Soutenir l’Ukraine pour assurer la paix
mardi 10/janvier/2023 - 07:42
La décision de la France, puis des Etats-Unis et de l’Allemagne, de livrer des blindés légers de combat à l’Ukraine, si elle reflète un engagement commun, pose la question du danger d’escalade. Il est temps d’associer la représentation nationale à des décisions qui engagent le pays sur une question fondamentale pour sa sécurité.
Dans la guerre que leur impose Vladimir Poutine et qui met en jeu la survie de leur pays, les Ukrainiens ont besoin du soutien indéfectible et adapté des Occidentaux. La décision de la France, annoncée le 4 janvier, suivie le lendemain par celle des Etats-Unis et de l’Allemagne, de livrer des blindés légers de combat à l’Ukraine marque une nouvelle étape dans l’aide fournie par les démocraties. Il ne s’agit plus seulement de livrer à Kiev des armes défensives, telles que des véhicules de transport de troupes ou des matériels d’artillerie, mais des moyens pour soutenir des offensives. Les AMX-10 RC français, comme les Bradley américains et les Marder allemands, sont des véhicules armés de canons conçus pour être engagés au plus près de la ligne de front.

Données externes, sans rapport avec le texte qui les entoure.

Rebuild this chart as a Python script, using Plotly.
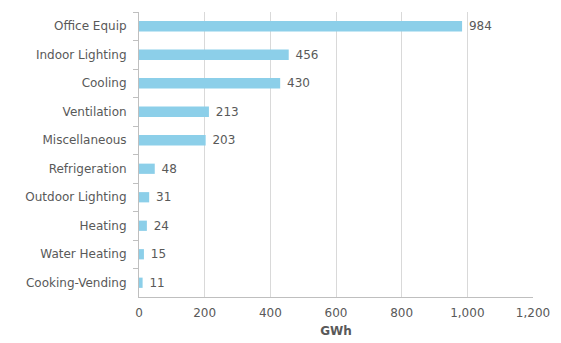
import plotly.graph_objects as go

categories = ["Office Equip", "Indoor Lighting", "Cooling", "Ventilation", "Miscellaneous",
              "Refrigeration", "Outdoor Lighting", "Heating", "Water Heating", "Cooking-Vending"]
values = [984, 456, 430, 213, 203, 48, 31, 24, 15, 11]
x_ticks = [0, 200, 400, 600, 800, 1000, 1200]
x_tick_labels = ["0", "200", "400", "600", "800", "1,000", "1,200"]

FONT = "DejaVu Sans"
FS = 12
TXT = "#595959"

fig = go.Figure(go.Bar(
    y=categories, x=values, orientation="h",
    marker=dict(color="#8ccfe9", line=dict(width=0)),
    text=["\u00a0" + str(v) for v in values], textposition="outside",
    textfont=dict(size=FS, color=TXT, family=FONT),
    constraintext="none", cliponaxis=False,
))

fig.update_layout(
    width=553, height=335,
    margin=dict(l=131, r=28, t=4, b=46, autoexpand=False),
    plot_bgcolor="white", paper_bgcolor="white",
    bargap=0.64, showlegend=False,
    font=dict(family=FONT, size=FS, color=TXT),
    xaxis=dict(range=[0, 1200], tickvals=x_ticks, ticktext=x_tick_labels,
               showgrid=True, gridcolor="#d9d9d9", gridwidth=1,
               showline=True, linecolor="#bfbfbf", zeroline=False,
               ticks="", tickfont=dict(size=FS, color=TXT), automargin=False,
               ticklabelstandoff=5,
               title=dict(text="<b>GWh</b>", font=dict(size=FS, color=TXT), standoff=7)),
    yaxis=dict(autorange="reversed", showline=True, linecolor="#bfbfbf",
               ticks="outside", tickson="boundaries", ticklen=5, tickcolor="#bfbfbf",
               showgrid=False, tickfont=dict(size=FS, color=TXT), ticklabelstandoff=9,
               automargin=False),
)

fig.write_html("out.html")
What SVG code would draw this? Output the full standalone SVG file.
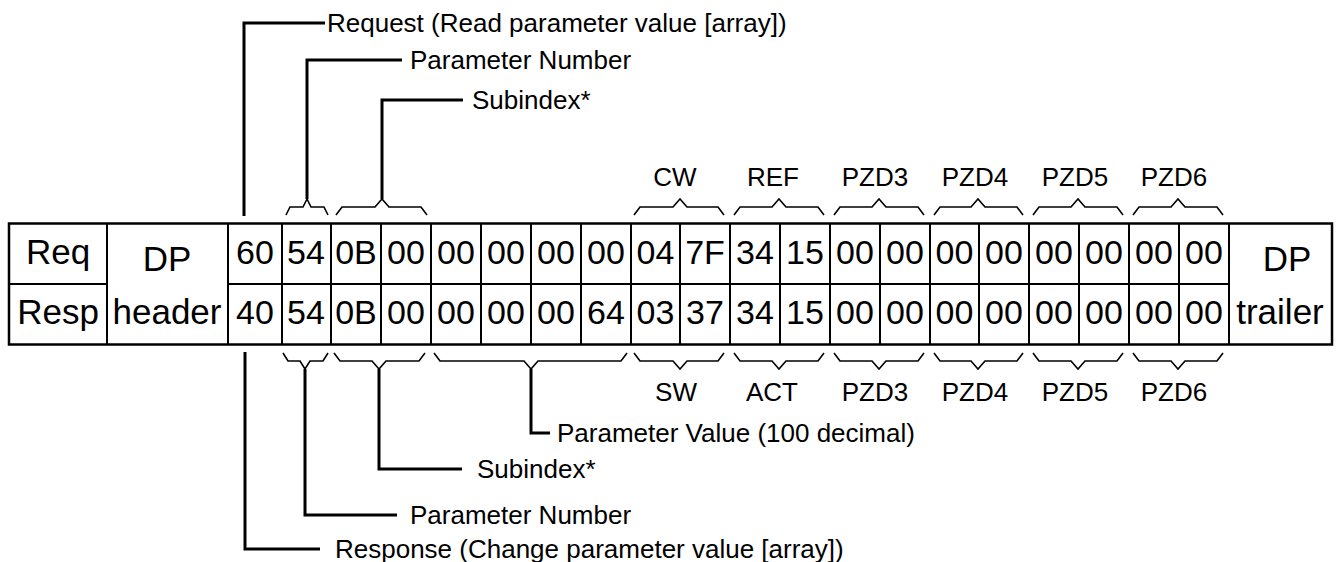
<svg xmlns="http://www.w3.org/2000/svg" width="1340" height="562" viewBox="0 0 1340 562">
<style>
.cell{font-family:"Liberation Sans",Arial,sans-serif;font-size:34px;fill:#000;text-anchor:middle}
.word{font-family:"Liberation Sans",Arial,sans-serif;font-size:35px;fill:#000;text-anchor:middle}
.lbl{font-family:"Liberation Sans",Arial,sans-serif;font-size:26px;fill:#000}
.lblc{font-family:"Liberation Sans",Arial,sans-serif;font-size:26px;fill:#000;text-anchor:middle}
.grid{stroke:#000;stroke-width:2;fill:none}
.outer{stroke:#000;stroke-width:2.5;fill:none}
.brace{stroke:#000;stroke-width:1.6;fill:none;stroke-linejoin:miter}
.lead{stroke:#000;stroke-width:3;fill:none;stroke-linejoin:miter}
</style>
<rect width="1340" height="562" fill="#fff"/>
<g id="table">
<rect class="outer" x="9" y="223.5" width="1323" height="121"/>
<path class="grid" d="M9,284H107M228,284H1229M107,223.5V344.5M228,223.5V344.5M282,223.5V344.5M331,223.5V344.5M381,223.5V344.5M431,223.5V344.5M481,223.5V344.5M531,223.5V344.5M581,223.5V344.5M631,223.5V344.5M680,223.5V344.5M730,223.5V344.5M780,223.5V344.5M830,223.5V344.5M880,223.5V344.5M930,223.5V344.5M979,223.5V344.5M1029,223.5V344.5M1079,223.5V344.5M1129,223.5V344.5M1179,223.5V344.5M1229,223.5V344.5"/>
<text class="word" x="58" y="264">Req</text>
<text class="word" x="58" y="324">Resp</text>
<text class="word" x="167" y="271">DP</text>
<text class="word" x="167" y="324">header</text>
<text class="word" x="1287" y="271">DP</text>
<text class="word" x="1280" y="324">trailer</text>
<g id="req-bytes">
<text class="cell" x="255" y="264">60</text>
<text class="cell" x="306" y="264">54</text>
<text class="cell" x="356" y="264">0B</text>
<text class="cell" x="406" y="264">00</text>
<text class="cell" x="456" y="264">00</text>
<text class="cell" x="506" y="264">00</text>
<text class="cell" x="556" y="264">00</text>
<text class="cell" x="606" y="264">00</text>
<text class="cell" x="655.5" y="264">04</text>
<text class="cell" x="705" y="264">7F</text>
<text class="cell" x="755" y="264">34</text>
<text class="cell" x="805" y="264">15</text>
<text class="cell" x="855" y="264">00</text>
<text class="cell" x="905" y="264">00</text>
<text class="cell" x="954.5" y="264">00</text>
<text class="cell" x="1004" y="264">00</text>
<text class="cell" x="1054" y="264">00</text>
<text class="cell" x="1104" y="264">00</text>
<text class="cell" x="1154" y="264">00</text>
<text class="cell" x="1204" y="264">00</text>
</g>
<g id="resp-bytes">
<text class="cell" x="255" y="324">40</text>
<text class="cell" x="306" y="324">54</text>
<text class="cell" x="356" y="324">0B</text>
<text class="cell" x="406" y="324">00</text>
<text class="cell" x="456" y="324">00</text>
<text class="cell" x="506" y="324">00</text>
<text class="cell" x="556" y="324">00</text>
<text class="cell" x="606" y="324">64</text>
<text class="cell" x="655.5" y="324">03</text>
<text class="cell" x="705" y="324">37</text>
<text class="cell" x="755" y="324">34</text>
<text class="cell" x="805" y="324">15</text>
<text class="cell" x="855" y="324">00</text>
<text class="cell" x="905" y="324">00</text>
<text class="cell" x="954.5" y="324">00</text>
<text class="cell" x="1004" y="324">00</text>
<text class="cell" x="1054" y="324">00</text>
<text class="cell" x="1104" y="324">00</text>
<text class="cell" x="1154" y="324">00</text>
<text class="cell" x="1204" y="324">00</text>
</g>
</g>
<g id="connectors">
<g id="top-braces">
<path class="brace" d="M286,215L290,207H303L307,199L311,207H324L328,215"/>
<path class="brace" d="M336,215L342,207H375L382,199L389,207H421L427,215"/>
<path class="brace" d="M634,215L640,207H673L680,199L687,207H718L724,215"/>
<path class="brace" d="M734,215L740,207H772L779,199L786,207H818L824,215"/>
<path class="brace" d="M834,215L840,207H872L879,199L886,207H918L924,215"/>
<path class="brace" d="M934,215L940,207H971L978,199L985,207H1017L1023,215"/>
<path class="brace" d="M1033,215L1039,207H1071L1078,199L1085,207H1117L1123,215"/>
<path class="brace" d="M1133,215L1139,207H1171L1178,199L1185,207H1217L1223,215"/>
</g>
<g id="bottom-braces">
<path class="brace" d="M283,353L288,361H300L305,369L310,361H323L328,353"/>
<path class="brace" d="M334,353L340,361H372L379,369L386,361H419L425,353"/>
<path class="brace" d="M434,353L440,361H524L531,369L538,361H621L627,353"/>
<path class="brace" d="M634,353L640,361H673L680,369L687,361H718L724,353"/>
<path class="brace" d="M734,353L740,361H772L779,369L786,361H818L824,353"/>
<path class="brace" d="M834,353L840,361H872L879,369L886,361H918L924,353"/>
<path class="brace" d="M934,353L940,361H971L978,369L985,361H1017L1023,353"/>
<path class="brace" d="M1033,353L1039,361H1071L1078,369L1085,361H1117L1123,353"/>
<path class="brace" d="M1133,353L1139,361H1171L1178,369L1185,361H1217L1223,353"/>
</g>
<g id="leaders">
<path class="lead" d="M244,216V23H325"/>
<path class="lead" d="M307,199V60H402"/>
<path class="lead" d="M382,199V100H463"/>
<path class="lead" d="M245,352V549H320"/>
<path class="lead" d="M305,369V515H397"/>
<path class="lead" d="M379,369V469H462"/>
<path class="lead" d="M531,369V433H550"/>
</g>
</g>
<g id="top-labels">
<text id="lbl-request" class="lbl" x="327" y="32">Request (Read parameter value [array])</text>
<text id="lbl-pnum-top" class="lbl" x="410" y="69">Parameter Number</text>
<text id="lbl-sub-top" class="lbl" x="472" y="109">Subindex*</text>
<text class="lblc" x="675" y="186">CW</text>
<text class="lblc" x="773" y="186">REF</text>
<text class="lblc" x="875" y="186">PZD3</text>
<text class="lblc" x="975" y="186">PZD4</text>
<text class="lblc" x="1075" y="186">PZD5</text>
<text class="lblc" x="1174" y="186">PZD6</text>
</g>
<g id="bottom-labels">
<text class="lblc" x="676" y="401">SW</text>
<text class="lblc" x="772" y="401">ACT</text>
<text class="lblc" x="875" y="401">PZD3</text>
<text class="lblc" x="975" y="401">PZD4</text>
<text class="lblc" x="1075" y="401">PZD5</text>
<text class="lblc" x="1174" y="401">PZD6</text>
<text id="lbl-pval" class="lbl" x="557" y="442">Parameter Value (100 decimal)</text>
<text id="lbl-sub-bot" class="lbl" x="477" y="478">Subindex*</text>
<text id="lbl-pnum-bot" class="lbl" x="410" y="524">Parameter Number</text>
<text id="lbl-response" class="lbl" x="335" y="558">Response (Change parameter value [array])</text>
</g>
</svg>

Cette évolution des matériels livrés ne correspond pas à une volonté d’escalade, mais apparaît calquée sur la progression des buts de guerre ukrainiens. Il s’agit d’aider le pays agressé non plus seulement à se défendre et à parvenir à une négociation dans la meilleure situation possible, mais à recouvrer l’intégralité de son territoire en en refoulant l’armée russe, et à traduire devant la justice internationale les responsables de crimes de guerre.
Le recul russe sur le terrain depuis l’été 2022 et celui de Vladimir Poutine quant à ses lignes rouges censées déclencher des représailles semblent justifier cette stratégie. De même que la perspective inquiétante d’une offensive russe d’envergure au sortir de l’hiver, permise par la nouvelle mobilisation décrétée cet automne par Moscou. Alors que le front paraît stabilisé, que plus de 100 000 morts et blessés sont à déplorer dans chaque camp selon différentes estimations, tout se passe comme si les protagonistes étaient engagés dans une course à l’équipement, à la formation et aux effectifs. L’épisode de la fausse trêve annoncée par M. Poutine pour le Noël orthodoxe ne fait que renforcer la volonté occidentale de donner à l’Ukraine tous les moyens pour contrer de nouvelles agressions.
Si l’annonce presque concomitante des décisions française, américaine et allemande de livrer des blindés légers reflète un engagement commun et coordonné à un moment crucial, pareille évolution ne va pas sans risque. Elle pose la question du danger d’escalade et du moment où l’actuelle guerre par procuration pourrait dégénérer en une confrontation directe entre les Occidentaux et la Russie. Ce seuil s’est déplacé depuis le début du conflit, mais il ne peut s’élever indéfiniment. Toute la question consiste à aider les Ukrainiens, sans alimenter la rhétorique russe présentant les démocraties occidentales comme des agresseurs.
Si la décision française a le mérite de lever toute ambiguïté sur l’attitude de Paris dans le conflit, elle pose la question de son cadrage politique et de l’information de nos concitoyens. Alors que, depuis le début du conflit en Ukraine, le Parlement n’a jamais débattu de façon approfondie de la position française, il est temps d’associer la représentation nationale à des décisions qui engagent le pays sur une question fondamentale pour sa sécurité. Pour éviter tout risque de confrontation étendue sur le sol européen, les Occidentaux n’ont d’autre choix que de tout faire pour empêcher Poutine de réussir son agression.
La fin rapide des multiples souffrances liées à cette guerre suppose donc un soutien sans faille à l’Ukraine. Parce qu’elle a besoin d’être approuvée dans la durée, cette douloureuse équation mérite d’être expliquée et débattue.